Other key features of IA-64 are implemented in the compiler, which must be specialized. This is where branch hints, explicit parallelism, register stack rotation, predication, and speculation occur. None of these concepts in particular are new to the computing industry, but the EPIC platform will mark the first instance of combining all of these performance enhancements in one architecture that was designed from the ground up to incorporate them.

Conclusion
We live in exciting times, and Hewlett Packard and Intel are heralding the EPIC platform as an entirely new micro-architecture. Some say this creation is analogous to the creation of RISC from the shortcomings of traditional CPU designs in an earlier time. The truth of the matter is that without RISC or VLIW or CISC we wouldn't have EPIC at all. This series of chips (there are 5 IA-64 chips in various stages of development) is standing on the shoulders of a heritage that has existed for more than twenty years, and continues to grow even today.
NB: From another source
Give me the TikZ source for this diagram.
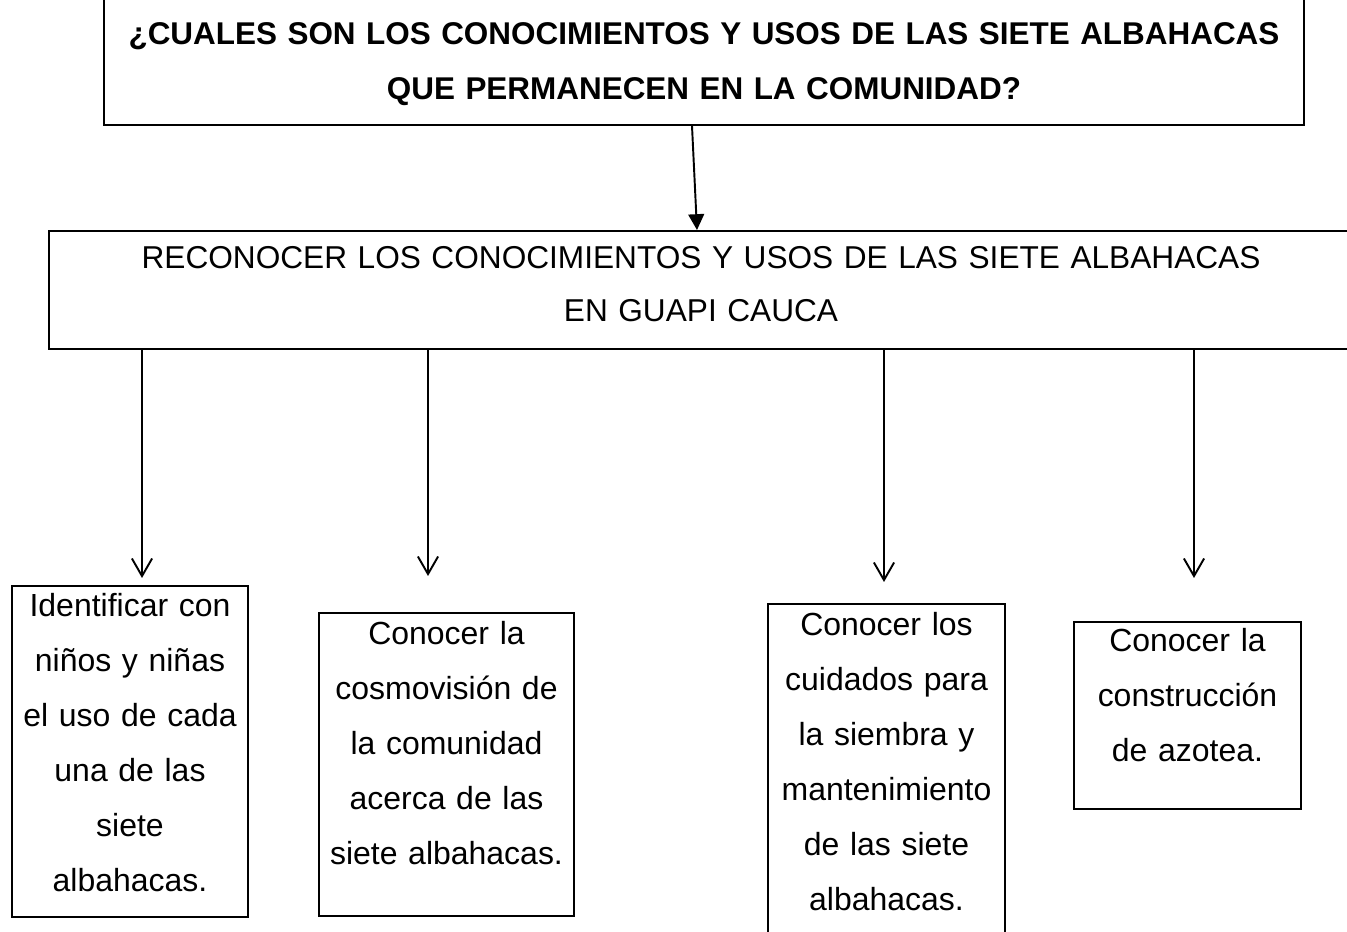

To the credit of those who worked on this long endeavor, EPIC has achieved a leap forward in efficiency, capability, and throughput that may very well be unrivalled. Time awaits the introduction of Advanced Micro Devices' K-8 for confirmation of this, however. Within this brief discussion of the EPIC design, it is clear that I could no more than scratch the surface of this wonderful piece of work that represents the culmination of more than 6 years of dedication by hundreds of engineers from dozens of companies.

Additional Reading
www.intel.com (Intelý Itaniumý processor)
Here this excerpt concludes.